Paradoxically, it is by laying bare the social determination of intimacy that these histories have assisted projects of personal liberation. Partners can’t begin to change the scripts of their intimacy unless they do realise that the play is scripted, that they haven’t written their own lines. But if the personal must be made political, it does not follow that liberation ought to consist in learning feminist, socialist, libertine or libertarian lines. The problem as always is to write one’s own. It is here, on the question of how individuals actually do change the terms of their own experience, that Weeks and Foucault speak ambiguously to the present. On the one hand, their histories abound with individuals, Havelock Ellis, Stella Browne, even the Marquis de Sade, who realised that their scripts no longer fitted what their bodies seemed to know, and who proved capable of finding new speech for their experience, at once highly personal and resonant to others. On the other hand, in insisting that inherited discourse constitutes experience itself, Foucault and Weeks leave little room, at least in theory, for an explanation of how such a gulf between experience and language could open up. The idea that discourse creates sensation and constitutes desire is effective enough against naturalism and essentialism, but it makes it impossible to give a plausible account of a common sexual experience: that words have made us voyeurs of our own feelings, alien to our own senses. Surely it is not merely a Romantic illusion to believe that this rift between what the body has known and what speech can say is the source of that desire for speaking which makes us so eternally loquacious about sex. Doubtless, the new histories might brand this as a dubious metaphysics of the body, but if so, what account can they offer of how new sexual discourse was produced in the past? What is at stake here is a plausible account in Foucaultian terms of the observable recalcitrance of individual subjectivity to social discourse, in all spheres of moral life.

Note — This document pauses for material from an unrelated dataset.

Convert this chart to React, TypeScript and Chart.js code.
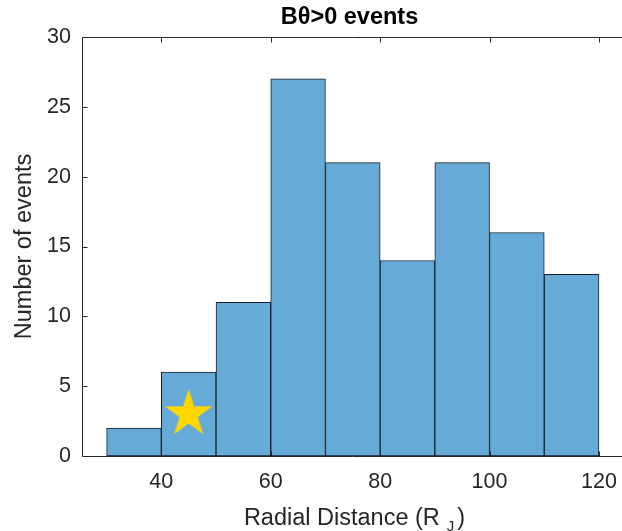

Such an account of the latitude for self-determination within the grip of the social and the discursive is of some practical moment for current controversy over sexual ethics, simply because history puts paid to the idea that an ethics of sexual behaviour can ever be grounded in empirical claims as to the naturalness and unnaturalness of sexual choice. As such, it makes all the more stark the difficulty of grounding responsible behaviour towards sexual partners in anything more than high-sounding moralism. In this critique of sexual naturalism, the modern historians are heirs of de Sade. In his inimitable and interminable demonstrations that the mind can conceive of insatiable sexual consumption and destruction of other beings, he waged war against the idea that the erotic was naturally bounded by the physical limits of the body. He did not substitute a naturalism of his own – i.e. that sadism was innate. In this he was a faithful disciple of the materialist counter-attack against Descartes, insisting on the simple scandal that humans, unlike animals, were capable of anything. It is scarcely accidental that the old lecher has been such a bête noire of recent feminist writing. Susan Griffin eloquently argues the case that the erotic is in natural contradiction to the pornographic, and that sadism is repression of eros. It is honourable to wish to enlist the ‘true needs’ of the body against the ‘false needs’ of a culture of sexual violence, but like all such distinctions, this one makes a universal empirical claim about human nature which history, in its account of the infinite dynamism and plasticity of human need, simply cannot verify. If these histories of sexuality are anything to go by, the truth seems grimmer – there is no true essential self, no uncontestable agenda of true erotic needs to which we can make appeal in our judgments against those who say they choose either to inflict or to submit to sexual humiliation. What we choose to value in sexual conduct is not inscribed in our natures, but is a thing we must choose and fight for with reason. The true difficulty of it all is suggested in the words themselves – ‘reason’, ‘will’, ‘choice’, ‘discipline’. If they sound archaically severe and stoic, that is the measure of the problem.